Stanford Question Answering Dataset

It is a reading comprehension dataset with questions created through crowdsourcing. A passage is given and questions are asked based on the passage. The answer to these questions is a segment of text from the passage.

An example from the vast set of passages present in the dataset is

Oxygen is a chemical element with symbol O and atomic number 8. It is a member of the chalcogen group on the periodic table and is a highly reactive nonmetal and oxidizing agent that readily forms compounds (notably oxides) with most elements. By mass, oxygen is the third-most abundant element in the universe, after hydrogen and helium. At standard temperature and pressure, two atoms of the element bind to form dioxygen, a colorless and odorless diatomic gas with the formula O

Diatomic oxygen gas constitutes 20.8% of the Earth's atmosphere. However, monitoring of atmospheric oxygen levels show a global downward trend, because of fossil-fuel burning. Oxygen is the most abundant element by mass in the Earth's crust as part of oxide compounds such as silicon dioxide, making up almost half of the crust's mass.

The questions asked based on this paragraph are:-

The atomic number of the periodic table for oxygen?
What is the second most abundant element?
Which gas makes up 20.8% of the Earth's atmosphere?
How many atoms combine to form dioxygen?
Roughly, how much oxygen makes up the Earth's crust?

This metrics is for a single task unlike the other two metrics mentioned above.

BLEU

BiLingual Evaluation Understudy

It is a performance metric to measure the performance of machine translation models. It evaluates how good a model translates from one language to another. It assigns a score for machine translation based on the unigrams, bigrams or trigrams present in the generated output and comparing it with the ground truth. It has many problems but it was one of the first methods to assign a score to machine translation models. It always gives a score between 0 and 1.

Some of its shortcomings are:

It doesn’t consider meaning
It doesn’t directly consider sentence structure
It doesn’t handle morphologically rich languages

MS MACRO

MAchine Reading COmprehension Dataset

It is a large scale dataset focused on machine reading comprehension. It consists of the following tasks:

Question answering — generate a well-formed answer (if possible) based on the context passages that can be understood with the question and passage context.
Passage ranking — rank a set of retrieved passages given a question.
Key phrase Extraction — predict if a question is answerable given a set of context passages, and extract and synthesize the answer as a human would.

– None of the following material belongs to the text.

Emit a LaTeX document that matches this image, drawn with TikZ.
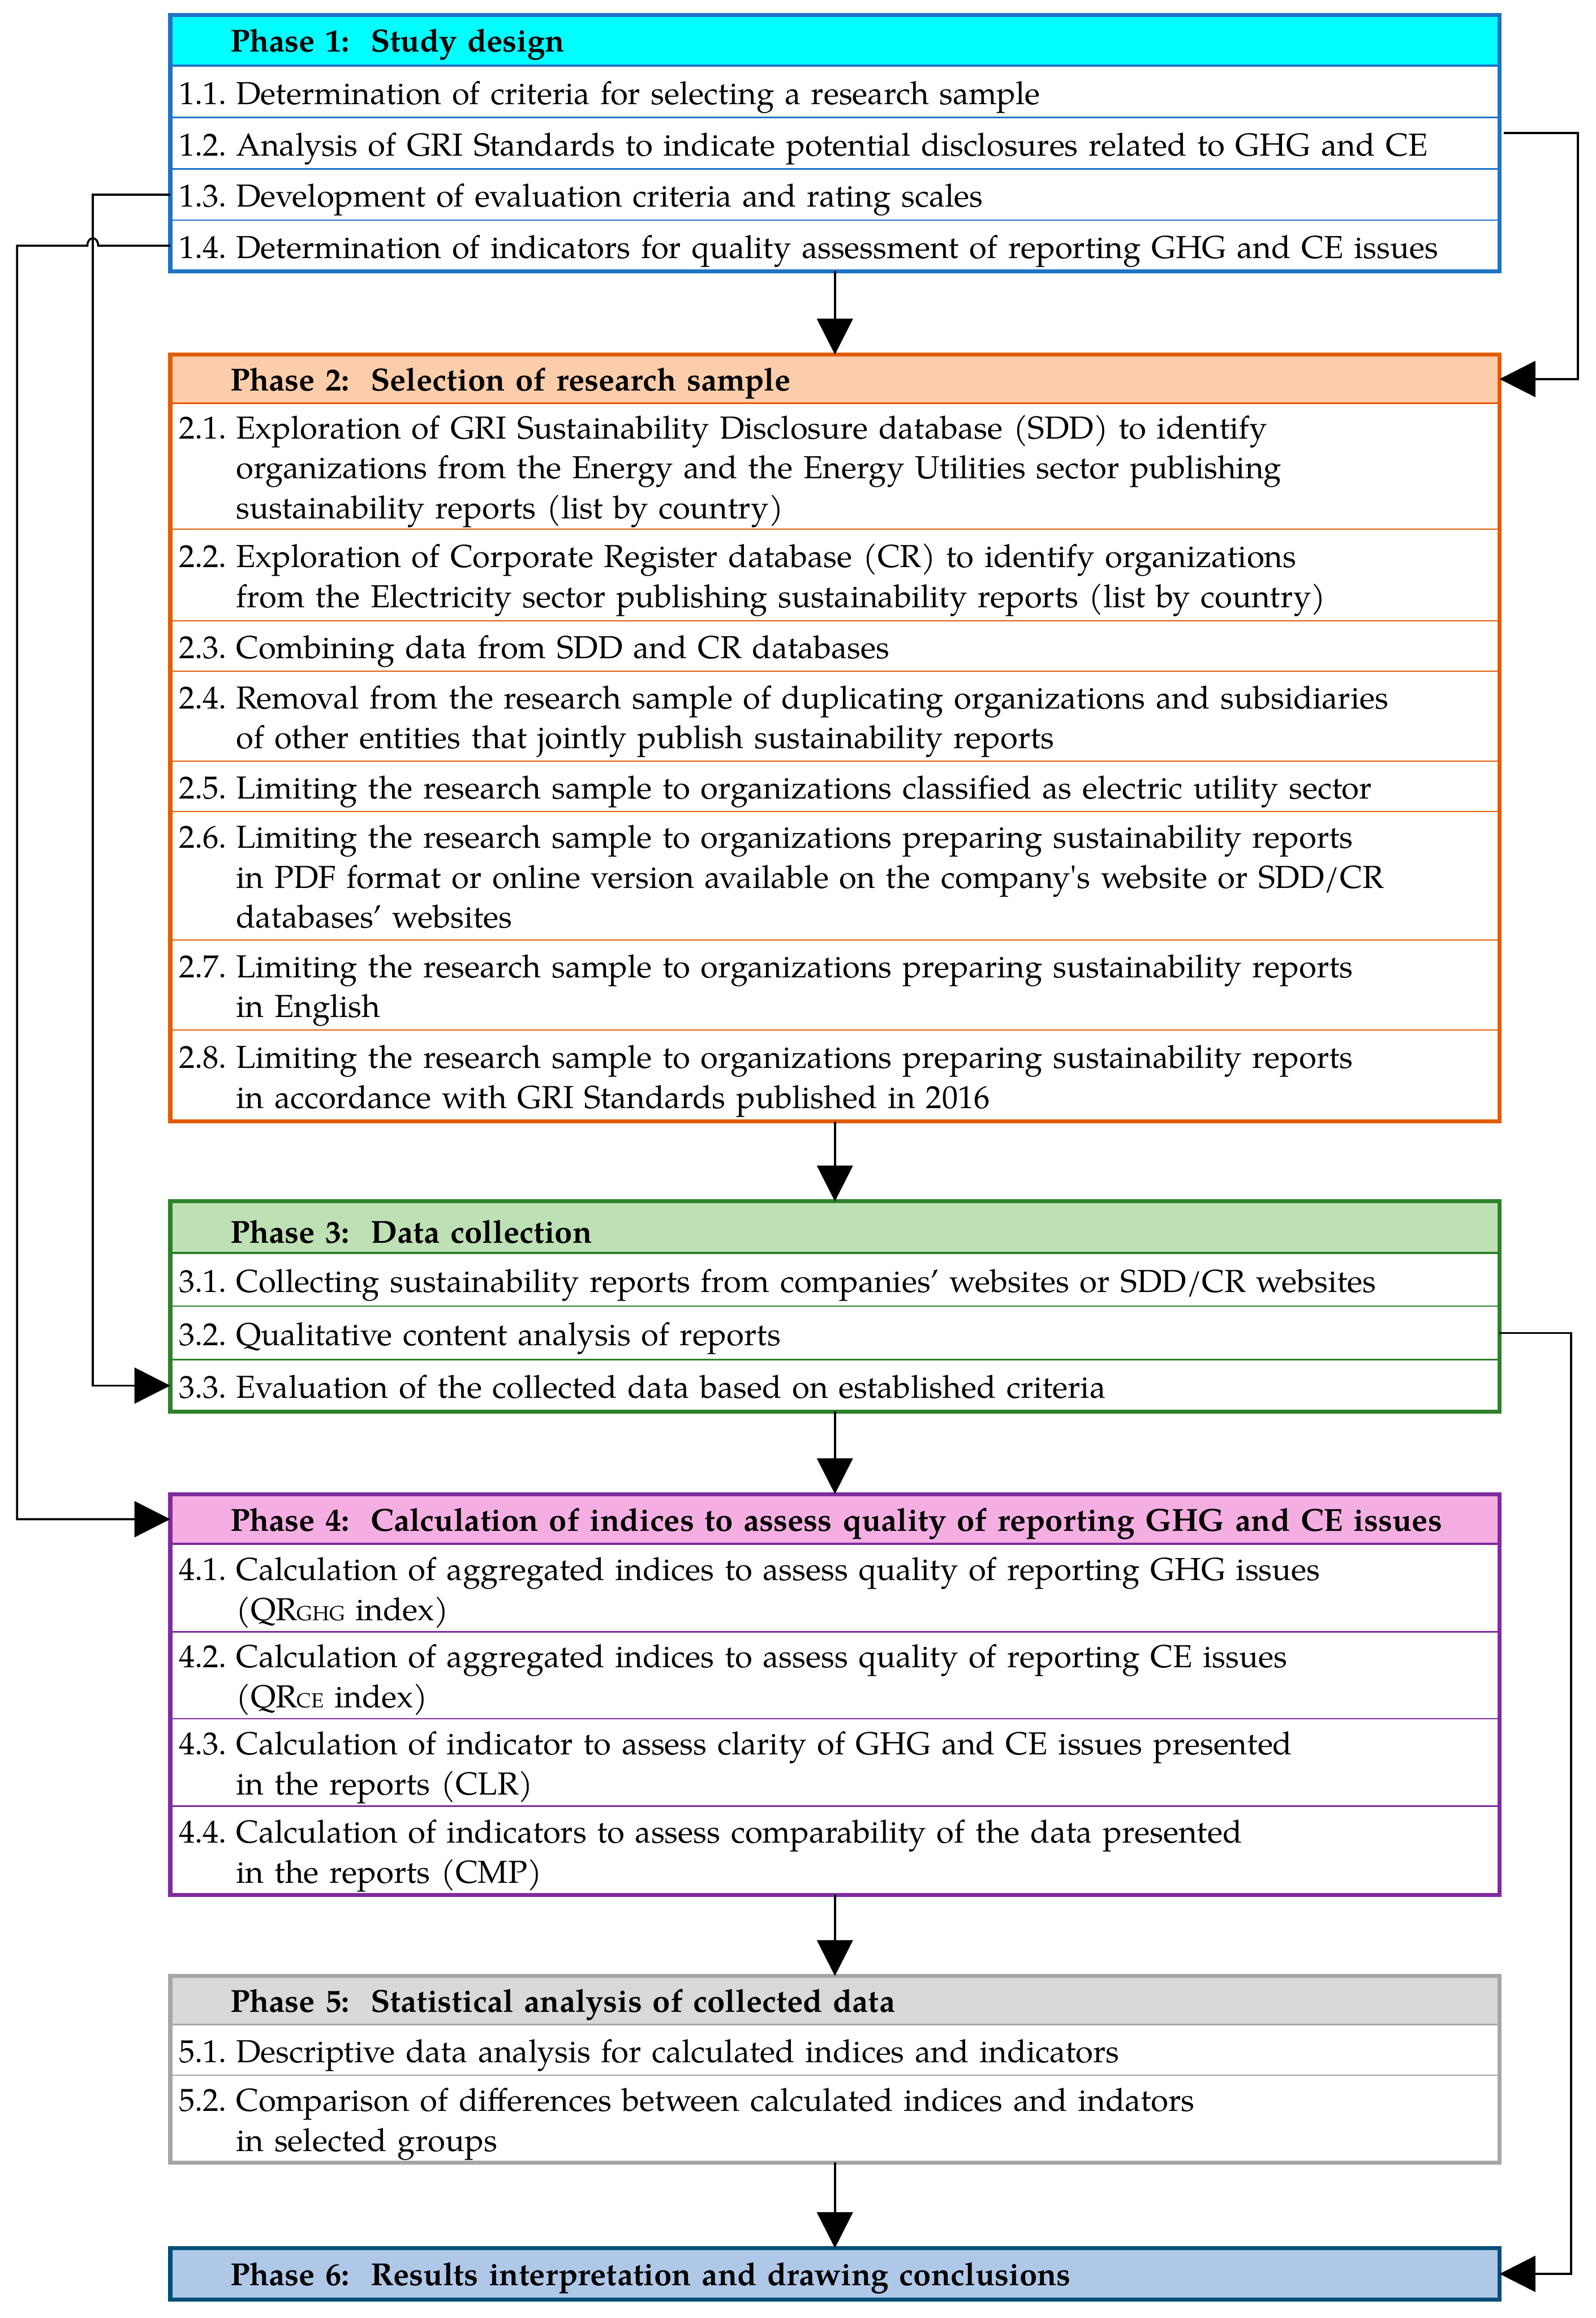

The evaluation of these tasks is done using BLEU and ROGUE(Recall-Oriented Understudy for Gisting Evaluation) metrics.

XTREME

Cross-lingual TRansfer Evaluation of Multilingual Encoders

It is a benchmark developed by Google for the evaluation of 40 languages on 9 different tasks. A representation of the tasks is given below.

The languages supported are

Family	Languages
Afro-Asiatic	Arabic, Hebrew
Austro-Asiatic	Vietnamese
Austronesian	Indonesian, Javanese, Malay, Tagalog
Basque	Basque
Dravidian	Malayalam, Tamil, Telugu
Indo-European (Indo-Aryan)	Bengali, Marathi, Hindi, Urdu
Indo-European (Germanic)	Afrikaans, Dutch, English, German
Indo-European (Romance)	French, Italian, Portuguese, Spanish
Indo-European (Greek)	Greek
Indo-European (Iranian)	Persian
Japonic	Japanese
Kartvelian	Georgian
Koreanic	Korean
Kra-Dai	Thai
Niger-Congo	Swahili, Yoruba
Slavic	Bulgarian, Russian
Sino-Tibetan	Burmese, Mandarin
Turkic	Kazakh, Turkish
Uralic	Estonian, Finnish, Hungarian

This evaluation dataset and metrics is the most recent one and is used to evaluate SOTA models for cross-lingual tasks and pre-trained models performance for zero-shot learning.

I hope that the readers got a good review of the different NLP benchmarks and how complex they are. Thanks for reading this post.